Читаем Направо и налево полностью

Итак, Пауль телеграфировал о своем приезде. Телеграмма тоже могла вывести госпожу Бернгейм из равновесия. По ее мнению, телеграф был изобретен лишь для того, чтобы быстро и достоверно сообщать о внезапных несчастных случаях. После смерти мужа, и особенно с начала войны, она стала «себя ограничивать», как она говорила, и, получая очередную телеграмму Пауля, подсчитывала, сколько та могла стоить. Когда она прочла телеграмму, то обрадовалась предстоящему приезду Пауля примерно в той же степени, в какой испытала сожаление по поводу понесенных расходов. Сожаление это длилось довольно долго, прежде чем смысл сообщения, очищенный от пережитого страха и желания подсчитать слова, дошел до нее во всем своем радостном значении.

Госпожа Бернгейм знала о долгой болезни Пауля и о его ранении. Поскольку он никогда не сообщал матери, что пошел в пехоту, она с неизменным оптимизмом относилась к его службе — предположительно, в кавалерии. И, даже узнав о его ранении, она ни на миг не подумала, что и он может умереть. Быть раненым в кавалерии означало для нее примерно то же самое, что столовым ножом порезать палец. Тиф также, по мнению госпожи Бернгейм, не представлял опасности для жизни кавалериста. «Пауль — офицер, — говорила она, — и ему, разумеется, обеспечен хороший уход». Ни одного часа за время войны забота о сыне не угнетала ее, зато днем и ночью госпожа Бернгейм думала о деньгах.
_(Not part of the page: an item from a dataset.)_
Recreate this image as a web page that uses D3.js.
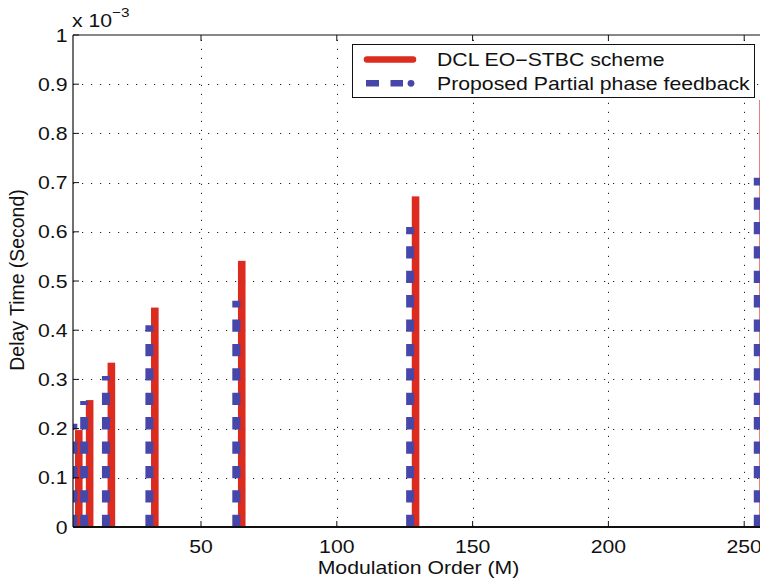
<!DOCTYPE html>
<html>
<head>
<meta charset="utf-8">
<script src="https://cdn.jsdelivr.net/npm/d3@7"></script>
<style>
  html, body { margin: 0; padding: 0; background: #fff; }
  svg { display: block; font-family: "Liberation Sans", Arial, Helvetica, sans-serif; }
</style>
</head>
<body>
<svg id="chart" width="760" height="580"></svg>
<script>
// ---- data ----
const modulationOrders = [4, 8, 16, 32, 64, 128, 256];
const dclDelay = [0.197, 0.258, 0.334, 0.446, 0.541, 0.672, 0.868];      // x 10^-3 s
const proposedDelay = [0.210, 0.256, 0.307, 0.410, 0.460, 0.610, 0.710]; // x 10^-3 s
const seriesNames = ["DCL EO\u2212STBC scheme", "Proposed Partial phase feedback"];
const xTicks = [50, 100, 150, 200, 250];
const yTicks = [0, 0.1, 0.2, 0.3, 0.4, 0.5, 0.6, 0.7, 0.8, 0.9, 1];

(function () {
// ---- layout ----
const svg = d3.select("#chart");
const pL = 73, pT = 35, pB = 527, pR = 800;
const red = "#dc2b1f", blue = "#4747a9";
const SX = 1.18;

const x = d3.scaleLinear().domain([0, 250]).range([65.2, 744.2]);
const y = d3.scaleLinear().domain([0, 1]).range([pB, pT]);

function txt(parent, tx, ty, str, anchor, size, sx) {
  const g = parent.append("g").attr("transform", `translate(${tx},${ty}) scale(${sx || SX},1)`);
  return g.append("text").attr("text-anchor", anchor || "start")
    .attr("font-size", size || 18).attr("fill", "#111").text(str);
}

svg.append("defs").append("clipPath").attr("id", "plotclip")
  .append("rect").attr("x", pL).attr("y", pT - 2).attr("width", pR - pL).attr("height", pB - pT + 2);

// gridlines
const grid = svg.append("g").attr("stroke", "#222").attr("stroke-width", 1)
  .attr("stroke-dasharray", "1.2,7.8");
grid.selectAll(".hg").data(yTicks.filter(d => d > 0 && d < 1)).join("line")
  .attr("x1", pL).attr("x2", pR)
  .attr("y1", d => Math.round(y(d)) + 0.5).attr("y2", d => Math.round(y(d)) + 0.5);
grid.selectAll(".vg").data(xTicks).join("line")
  .attr("y1", pB).attr("y2", pT)
  .attr("x1", d => Math.round(x(d)) + 0.5).attr("x2", d => Math.round(x(d)) + 0.5);

// bars
const plot = svg.append("g").attr("clip-path", "url(#plotclip)");
const off = x(1) - x(0);
plot.selectAll(".red").data(modulationOrders).join("rect")
  .attr("x", (d) => x(d) + off - 3.8)
  .attr("width", 7.6)
  .attr("y", (d, i) => y(dclDelay[i]))
  .attr("height", (d, i) => y(0) - y(dclDelay[i]))
  .attr("fill", red);
plot.selectAll(".blue").data(modulationOrders).join("line")
  .attr("x1", d => x(d) - off).attr("x2", d => x(d) - off)
  .attr("y1", y(0)).attr("y2", (d, i) => y(proposedDelay[i]))
  .attr("stroke", blue).attr("stroke-width", 8)
  .attr("stroke-dasharray", "12.3,12.1");

// axes frame
const axisG = svg.append("g").attr("stroke", "#111").attr("fill", "none");
axisG.append("line").attr("x1", pL).attr("x2", pL).attr("y1", pT).attr("y2", pB).attr("stroke-width", 1.2);
axisG.append("line").attr("x1", pL).attr("x2", 760).attr("y1", pB).attr("y2", pB).attr("stroke-width", 2);
axisG.append("line").attr("x1", pL).attr("x2", 760).attr("y1", pT).attr("y2", pT).attr("stroke-width", 1.2);

// ticks
axisG.selectAll(".yt").data(yTicks).join("line")
  .attr("x1", pL).attr("x2", pL + 6)
  .attr("y1", d => y(d)).attr("y2", d => y(d)).attr("stroke-width", 1);
axisG.selectAll(".xtb").data(xTicks).join("line")
  .attr("x1", d => x(d)).attr("x2", d => x(d))
  .attr("y1", pB).attr("y2", pB - 6).attr("stroke-width", 1);
axisG.selectAll(".xtt").data(xTicks).join("line")
  .attr("x1", d => x(d)).attr("x2", d => x(d))
  .attr("y1", pT).attr("y2", pT + 6).attr("stroke-width", 1);

// tick labels
const yl = svg.append("g");
yTicks.forEach(d => txt(yl, 67.5, y(d) + 6.5, String(+d.toFixed(1)), "end"));
const xl = svg.append("g");
xTicks.forEach(d => txt(xl, x(d), 553, String(d), "middle"));

// exponent label
const ex = txt(svg, 72, 26.5, "", "start");
ex.append("tspan").text("x 10");
ex.append("tspan").attr("dy", -10).attr("font-size", 13).text("\u22123");

// axis titles
txt(svg, 418.5, 573.5, "Modulation Order (M)", "middle");
svg.append("text").attr("transform", "translate(23.5,280) rotate(-90) scale(1.08,1.1)")
  .attr("text-anchor", "middle").attr("font-size", 18).attr("fill", "#111")
  .text("Delay Time (Second)");

// legend
const lg = svg.append("g");
lg.append("rect").attr("x", 352.5).attr("y", 44.5).attr("width", 402).attr("height", 53)
  .attr("fill", "#fff").attr("stroke", "#111").attr("stroke-width", 1);
lg.append("line").attr("x1", 367).attr("x2", 413).attr("y1", 59.5).attr("y2", 59.5)
  .attr("stroke", red).attr("stroke-width", 6.5).attr("stroke-linecap", "round");
lg.append("rect").attr("x", 366).attr("y", 80).attr("width", 13).attr("height", 6.5).attr("fill", blue);
lg.append("rect").attr("x", 390.5).attr("y", 80).attr("width", 12.5).attr("height", 6.5).attr("fill", blue);
lg.append("circle").attr("cx", 411).attr("cy", 83.3).attr("r", 3.4).attr("fill", blue);
seriesNames.forEach((d, i) => txt(lg, 437, 65.7 + i * 24.3, d, "start"));
})();
</script>
</body>
</html>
Она испытывала страх перед нищетой, видя, что выручка становится все меньше, а расходы, заносимые в бухгалтерские книги, — все больше. Господин Мервиг, давний компаньон ее мужа, приходил раз в месяц и докладывал о состоянии дел. Окончание войны, революция, калеки на улицах, множество нищих, которые, по ее словам, «облепили весь дом», так донимали ее, что весть о возвращении Пауля принесла ей лишь несколько минут радостного волнения. Вечером, когда пришел Теодор, она показала ему телеграмму. Он аккуратно сложил ее, положил на стол и, не сказав ни слова, начал читать газету. Госпожа Бернгейм схватила лорнет, который всегда висел у нее на боку наподобие кинжала, и вскинула его к глазам, оглядев своего сына так, будто смотрела на сцену театра. Ей нравилось пользоваться лорнетом, когда она была рассержена. Она убедилась, что слуги панически боятся блеска его стекол. Теодор услышал ее возню и, втянув голову в плечи, еще глубже уткнулся в газету.
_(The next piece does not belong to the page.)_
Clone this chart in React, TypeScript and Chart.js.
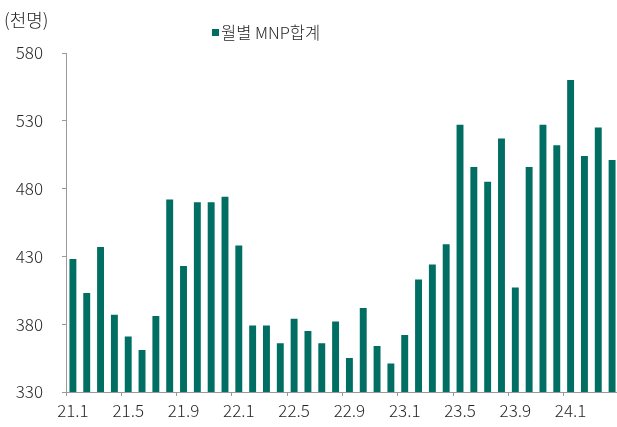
import React, { useEffect, useRef } from "react";
import { Chart, registerables } from "chart.js";

Chart.register(...registerables);

const categories: string[] = [
  "21.1", "21.2", "21.3", "21.4", "21.5", "21.6", "21.7", "21.8", "21.9", "21.10", "21.11", "21.12",
  "22.1", "22.2", "22.3", "22.4", "22.5", "22.6", "22.7", "22.8", "22.9", "22.10", "22.11", "22.12",
  "23.1", "23.2", "23.3", "23.4", "23.5", "23.6", "23.7", "23.8", "23.9", "23.10", "23.11", "23.12",
  "24.1", "24.2", "24.3", "24.4",
];

const mnpTotal: number[] = [
  428, 403, 437, 387, 371, 361, 386, 472, 423, 470, 470, 474,
  438, 379, 379, 366, 384, 375, 366, 382, 355, 392, 364, 351,
  372, 413, 424, 439, 527, 496, 485, 517, 407, 496, 527, 512,
  560, 504, 525, 501,
];

const seriesLabel = "월별 MNP합계";
const unitLabel = "(천명)";
const yMin = 330;
const yMax = 580;
const yStep = 50;

const BAR_COLOR = "#006E62";
const TEXT_COLOR = "#262626";
const AXIS_COLOR = "#9a9a9a";
const FONT = "'Noto Sans CJK KR', 'Noto Sans', sans-serif";
const WEIGHT = 300;

export default function App() {
  const canvasRef = useRef<HTMLCanvasElement | null>(null);

  useEffect(() => {
    if (!canvasRef.current) return;

    const textPlugin = {
      id: "customText",
      afterDraw(chart: any) {
        const ctx = chart.ctx;
        ctx.save();
        ctx.fillStyle = TEXT_COLOR;
        ctx.font = `${WEIGHT} 18px ${FONT}`;
        ctx.textBaseline = "middle";
        ctx.textAlign = "left";
        ctx.fillText(unitLabel, 4, 20);
        // legend
        ctx.fillStyle = BAR_COLOR;
        ctx.fillRect(212, 29, 7, 7);
        ctx.fillStyle = TEXT_COLOR;
        ctx.font = `${WEIGHT} 16.5px ${FONT}`;
        ctx.fillText(seriesLabel, 221, 33);
        ctx.restore();
      },
    };

    const chart = new Chart(canvasRef.current, {
      type: "bar",
      data: {
        labels: categories,
        datasets: [
          {
            label: seriesLabel,
            data: mnpTotal,
            backgroundColor: BAR_COLOR,
            borderWidth: 0,
            barPercentage: 0.5,
            categoryPercentage: 1,
          },
        ],
      },
      options: {
        animation: false,
        responsive: true,
        maintainAspectRatio: false,
        layout: { padding: { top: 53, left: 0, right: 0, bottom: 0 } },
        plugins: {
          legend: { display: false },
          tooltip: { enabled: false },
          title: { display: false },
        },
        scales: {
          x: {
            type: "category",
            offset: true,
            grid: {
              offset: true,
              drawOnChartArea: false,
              drawTicks: true,
              tickLength: 4,
              tickColor: (c: any) => (c.index % 4 === 0 ? AXIS_COLOR : "rgba(0,0,0,0)"),
            },
            border: { display: true, color: AXIS_COLOR, width: 1 },
            ticks: {
              autoSkip: false,
              maxRotation: 0,
              minRotation: 0,
              padding: 4,
              color: TEXT_COLOR,
              font: { family: FONT, size: 17, weight: WEIGHT },
              callback: (_v: any, i: number) => (i % 4 === 0 ? categories[i] : ""),
            },
            afterFit: (s: any) => {
              s.height = 35;
            },
          },
          y: {
            min: yMin,
            max: yMax,
            grid: {
              drawOnChartArea: false,
              drawTicks: true,
              tickLength: 4,
              tickColor: AXIS_COLOR,
            },
            border: { display: true, color: AXIS_COLOR, width: 1 },
            ticks: {
              stepSize: yStep,
              padding: 19,
              color: TEXT_COLOR,
              font: { family: FONT, size: 17, weight: WEIGHT },
            },
            afterFit: (s: any) => {
              s.width = 66;
            },
          },
        },
      },
      plugins: [textPlugin],
    });

    return () => chart.destroy();
  }, []);

  return (
    <div
      style={{
        position: "fixed",
        left: 0,
        top: 0,
        width: 617,
        height: 427,
        overflow: "hidden",
        background: "#ffffff",
      }}
    >
      <div style={{ position: "relative", width: 619, height: 427 }}>
        <canvas ref={canvasRef} />
      </div>
    </div>
  );
}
Госпожа Бернгейм уронила лорнет и после короткой паузы сказала:

— Ты так же бессердечен, как и твой отец. Однако он, по крайней мере, был умен. У него был инстинкт гениального торговца. Ты же еще и бездельник. За все эти годы ты ничему не научился. Если б не эти пресловутые «досрочные экзамены», ты вечно сидел бы на школьной скамье или пошел бы в сапожники. Точь-в-точь покойный кузен Арнольд. Тот наделал долгов и умер в сумасшедшем доме. А это тоже стоило денег, иначе мы имели бы удовольствие видеть его среди уголовников.
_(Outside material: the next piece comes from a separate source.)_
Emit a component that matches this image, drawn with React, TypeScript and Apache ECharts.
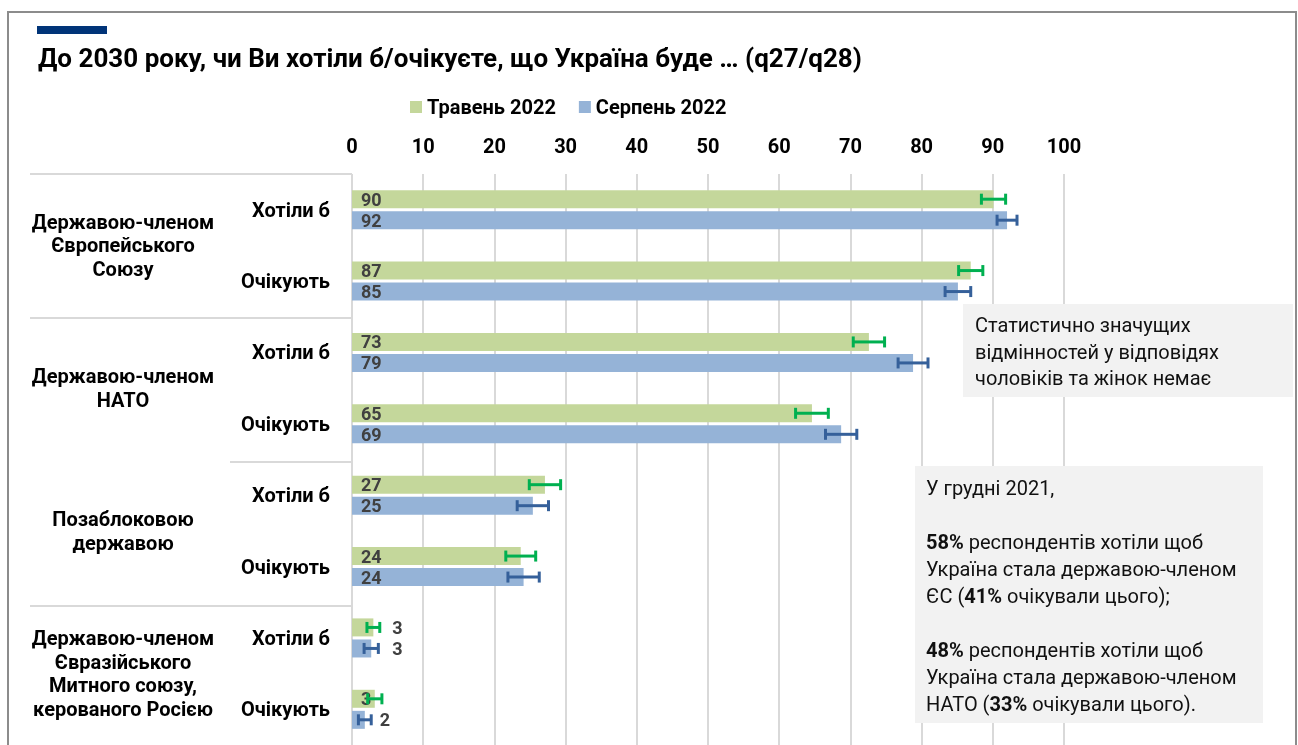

Она подождала несколько минут. Но поскольку Теодор все еще читал газету, внезапно закричала:

— У нас нет больше денег, Теодор, ты слышишь! Нет у нас больше денег, чтобы спасать шалопаев от уголовщины! Тебя закуют в кандалы, ты слышишь?

Теодор, зажав ладонями уши, читал газету.

— Отложи сейчас же газету, когда мать с тобой разговаривает! — продолжала кричать госпожа Бернгейм.

Теодор тотчас убрал руки с ушей, продолжая, однако, читать.

Иногда ему удавалось молчать до тех пор, пока мать с громким вздохом не покидала комнату. Однако сегодня она, казалось, не хотела отступать. Голосом, монотонность которого выводила из терпения, она принялась разматывать, как пряжу, медленные, размеренно тягучие фразы. При каждом предложении у Теодора возникало чувство, что оно никогда не кончится. Госпожа Бернгейм знала, что такая манера говорить действует на ее сына, и подкрепляла убедительность и проникновенность своей речи, разглаживая скатерть равномерными движениями рук. Непрестанно, так же медленно, как она говорила, скользили ее вытянутые ладони налево и направо по краю стола. Хотя Теодор был погружен в газету, он все же видел белые, с голубыми прожилками руки его матери, и постепенно его охватывал страх перед этими слабыми ладонями старой женщины, будто это были руки убийцы. Он сидел не шелохнувшись. Колонки газетного текста расплывались перед глазами. Однако он сделал вид, что целиком захвачен чтением, и в доказательство этого медленно перелистывал газету с той же размеренностью, с какой текла речь его матери.